Take the lines from the head of the listing through the one bearing "plt.rcParams['font.family'] = ['Noto" and copy them exactly, leaving every picture out.

▶ **Recorded data**:
+ + + + +

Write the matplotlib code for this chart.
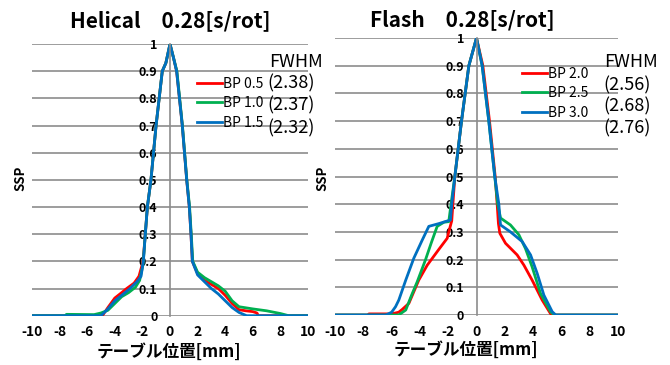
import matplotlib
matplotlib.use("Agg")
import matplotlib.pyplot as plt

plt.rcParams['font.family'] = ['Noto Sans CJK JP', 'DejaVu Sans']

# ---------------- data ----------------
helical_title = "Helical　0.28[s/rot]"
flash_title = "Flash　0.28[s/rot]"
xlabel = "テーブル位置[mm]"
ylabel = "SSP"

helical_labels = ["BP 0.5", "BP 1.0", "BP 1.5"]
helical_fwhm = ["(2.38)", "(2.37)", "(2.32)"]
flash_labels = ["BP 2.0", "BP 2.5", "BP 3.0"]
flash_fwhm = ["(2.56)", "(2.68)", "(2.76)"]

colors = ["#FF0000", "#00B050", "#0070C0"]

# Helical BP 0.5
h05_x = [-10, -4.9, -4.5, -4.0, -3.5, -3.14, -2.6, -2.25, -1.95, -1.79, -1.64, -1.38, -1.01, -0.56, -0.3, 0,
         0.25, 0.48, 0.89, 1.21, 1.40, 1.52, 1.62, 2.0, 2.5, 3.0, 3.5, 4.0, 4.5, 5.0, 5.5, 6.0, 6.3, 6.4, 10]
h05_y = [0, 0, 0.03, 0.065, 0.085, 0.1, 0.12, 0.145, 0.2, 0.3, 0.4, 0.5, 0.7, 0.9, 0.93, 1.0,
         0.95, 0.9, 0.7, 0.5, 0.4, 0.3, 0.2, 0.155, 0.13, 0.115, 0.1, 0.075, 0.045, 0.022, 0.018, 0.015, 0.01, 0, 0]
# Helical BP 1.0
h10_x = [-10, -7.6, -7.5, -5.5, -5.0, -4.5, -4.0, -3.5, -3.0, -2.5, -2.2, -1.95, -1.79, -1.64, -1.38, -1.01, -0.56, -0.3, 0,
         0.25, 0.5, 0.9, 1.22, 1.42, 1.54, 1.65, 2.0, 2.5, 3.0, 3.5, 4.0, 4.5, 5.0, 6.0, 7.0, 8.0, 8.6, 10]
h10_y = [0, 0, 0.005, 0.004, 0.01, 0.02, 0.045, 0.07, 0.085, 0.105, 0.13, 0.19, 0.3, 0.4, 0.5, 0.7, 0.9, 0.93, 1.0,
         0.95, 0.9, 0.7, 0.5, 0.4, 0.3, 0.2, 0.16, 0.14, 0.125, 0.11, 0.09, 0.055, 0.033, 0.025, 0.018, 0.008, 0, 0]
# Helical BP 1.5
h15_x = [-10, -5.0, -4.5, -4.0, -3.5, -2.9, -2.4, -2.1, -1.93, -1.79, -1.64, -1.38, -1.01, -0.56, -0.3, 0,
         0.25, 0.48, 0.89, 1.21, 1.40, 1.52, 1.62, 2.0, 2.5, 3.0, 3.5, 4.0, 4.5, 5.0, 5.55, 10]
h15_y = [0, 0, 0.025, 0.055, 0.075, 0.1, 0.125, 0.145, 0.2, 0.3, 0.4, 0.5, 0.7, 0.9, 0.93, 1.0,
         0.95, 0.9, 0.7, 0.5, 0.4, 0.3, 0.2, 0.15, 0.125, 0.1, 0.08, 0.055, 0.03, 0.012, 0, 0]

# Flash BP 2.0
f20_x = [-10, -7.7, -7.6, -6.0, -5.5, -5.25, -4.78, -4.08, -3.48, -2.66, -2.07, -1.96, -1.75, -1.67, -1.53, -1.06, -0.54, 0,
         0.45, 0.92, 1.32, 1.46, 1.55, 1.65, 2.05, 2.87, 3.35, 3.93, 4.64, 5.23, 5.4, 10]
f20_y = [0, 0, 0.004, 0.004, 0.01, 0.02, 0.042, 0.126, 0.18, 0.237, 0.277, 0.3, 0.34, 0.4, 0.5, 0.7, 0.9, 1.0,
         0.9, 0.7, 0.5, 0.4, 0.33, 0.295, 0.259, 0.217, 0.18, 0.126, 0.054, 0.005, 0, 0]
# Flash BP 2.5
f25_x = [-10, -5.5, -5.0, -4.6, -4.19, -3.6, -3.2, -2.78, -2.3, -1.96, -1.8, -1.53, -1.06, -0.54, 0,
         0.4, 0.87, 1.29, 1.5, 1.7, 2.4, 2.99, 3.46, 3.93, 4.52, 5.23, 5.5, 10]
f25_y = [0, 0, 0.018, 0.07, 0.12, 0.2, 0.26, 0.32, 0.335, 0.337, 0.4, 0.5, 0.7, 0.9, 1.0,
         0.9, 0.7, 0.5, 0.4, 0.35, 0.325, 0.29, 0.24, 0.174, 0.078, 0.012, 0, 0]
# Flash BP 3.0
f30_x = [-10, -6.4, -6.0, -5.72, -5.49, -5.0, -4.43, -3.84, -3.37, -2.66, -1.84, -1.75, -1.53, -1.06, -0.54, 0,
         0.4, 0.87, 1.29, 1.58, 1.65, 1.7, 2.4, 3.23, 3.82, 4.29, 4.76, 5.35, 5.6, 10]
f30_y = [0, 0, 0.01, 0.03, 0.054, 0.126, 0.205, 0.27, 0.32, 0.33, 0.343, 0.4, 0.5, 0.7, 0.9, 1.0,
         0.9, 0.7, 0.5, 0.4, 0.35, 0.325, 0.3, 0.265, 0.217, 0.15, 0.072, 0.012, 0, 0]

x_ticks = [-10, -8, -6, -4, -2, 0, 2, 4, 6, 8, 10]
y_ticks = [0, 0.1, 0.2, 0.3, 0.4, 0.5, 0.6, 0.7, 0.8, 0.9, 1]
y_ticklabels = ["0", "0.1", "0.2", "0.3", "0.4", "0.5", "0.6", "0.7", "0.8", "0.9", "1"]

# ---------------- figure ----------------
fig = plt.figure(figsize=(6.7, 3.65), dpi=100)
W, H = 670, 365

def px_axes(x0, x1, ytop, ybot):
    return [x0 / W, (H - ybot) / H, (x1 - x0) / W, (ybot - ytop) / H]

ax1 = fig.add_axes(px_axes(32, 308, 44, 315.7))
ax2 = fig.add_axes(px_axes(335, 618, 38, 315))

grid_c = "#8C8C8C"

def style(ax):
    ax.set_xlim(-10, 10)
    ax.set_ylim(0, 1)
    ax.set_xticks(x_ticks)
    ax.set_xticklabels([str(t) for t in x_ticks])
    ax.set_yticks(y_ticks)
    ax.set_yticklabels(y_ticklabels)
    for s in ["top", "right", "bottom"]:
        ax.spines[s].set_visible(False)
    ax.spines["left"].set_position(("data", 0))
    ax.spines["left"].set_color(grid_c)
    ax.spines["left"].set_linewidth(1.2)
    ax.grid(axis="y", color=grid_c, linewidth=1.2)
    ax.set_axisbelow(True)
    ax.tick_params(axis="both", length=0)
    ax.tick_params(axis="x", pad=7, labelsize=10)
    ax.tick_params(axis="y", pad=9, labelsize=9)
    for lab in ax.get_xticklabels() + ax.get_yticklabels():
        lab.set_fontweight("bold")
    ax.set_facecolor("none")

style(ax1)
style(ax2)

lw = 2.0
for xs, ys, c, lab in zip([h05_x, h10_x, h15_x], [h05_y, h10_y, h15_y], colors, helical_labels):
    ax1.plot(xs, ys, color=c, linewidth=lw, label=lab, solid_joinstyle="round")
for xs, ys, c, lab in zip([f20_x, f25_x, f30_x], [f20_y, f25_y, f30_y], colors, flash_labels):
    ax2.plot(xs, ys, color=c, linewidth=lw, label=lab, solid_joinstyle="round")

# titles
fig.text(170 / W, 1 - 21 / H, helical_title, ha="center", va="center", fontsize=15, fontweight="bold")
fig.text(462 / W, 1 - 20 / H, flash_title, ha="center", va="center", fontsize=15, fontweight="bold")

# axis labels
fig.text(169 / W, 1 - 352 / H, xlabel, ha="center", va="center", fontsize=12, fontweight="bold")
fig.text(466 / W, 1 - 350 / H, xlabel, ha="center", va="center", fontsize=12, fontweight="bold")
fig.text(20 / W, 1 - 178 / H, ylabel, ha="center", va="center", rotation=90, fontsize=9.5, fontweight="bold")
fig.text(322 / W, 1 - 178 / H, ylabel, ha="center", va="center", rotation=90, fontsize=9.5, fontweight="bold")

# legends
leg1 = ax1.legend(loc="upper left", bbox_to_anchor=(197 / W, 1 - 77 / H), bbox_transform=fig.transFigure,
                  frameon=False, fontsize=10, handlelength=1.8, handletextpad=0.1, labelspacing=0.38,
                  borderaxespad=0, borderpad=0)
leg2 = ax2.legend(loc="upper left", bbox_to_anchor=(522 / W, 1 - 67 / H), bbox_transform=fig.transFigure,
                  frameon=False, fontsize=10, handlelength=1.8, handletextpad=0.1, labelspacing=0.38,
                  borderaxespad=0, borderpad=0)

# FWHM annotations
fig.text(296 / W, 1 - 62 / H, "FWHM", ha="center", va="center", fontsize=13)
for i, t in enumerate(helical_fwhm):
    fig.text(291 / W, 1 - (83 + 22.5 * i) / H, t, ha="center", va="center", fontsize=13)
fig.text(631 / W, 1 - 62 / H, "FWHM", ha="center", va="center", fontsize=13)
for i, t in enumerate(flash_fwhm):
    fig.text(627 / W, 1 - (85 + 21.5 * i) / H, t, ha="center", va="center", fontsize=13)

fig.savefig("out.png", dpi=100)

+ + + + +

▶ **Answer to this problem**:
Write the matplotlib code for this chart.
import matplotlib
matplotlib.use("Agg")
import matplotlib.pyplot as plt

plt.rcParams['font.family'] = ['Noto Sans CJK JP', 'DejaVu Sans']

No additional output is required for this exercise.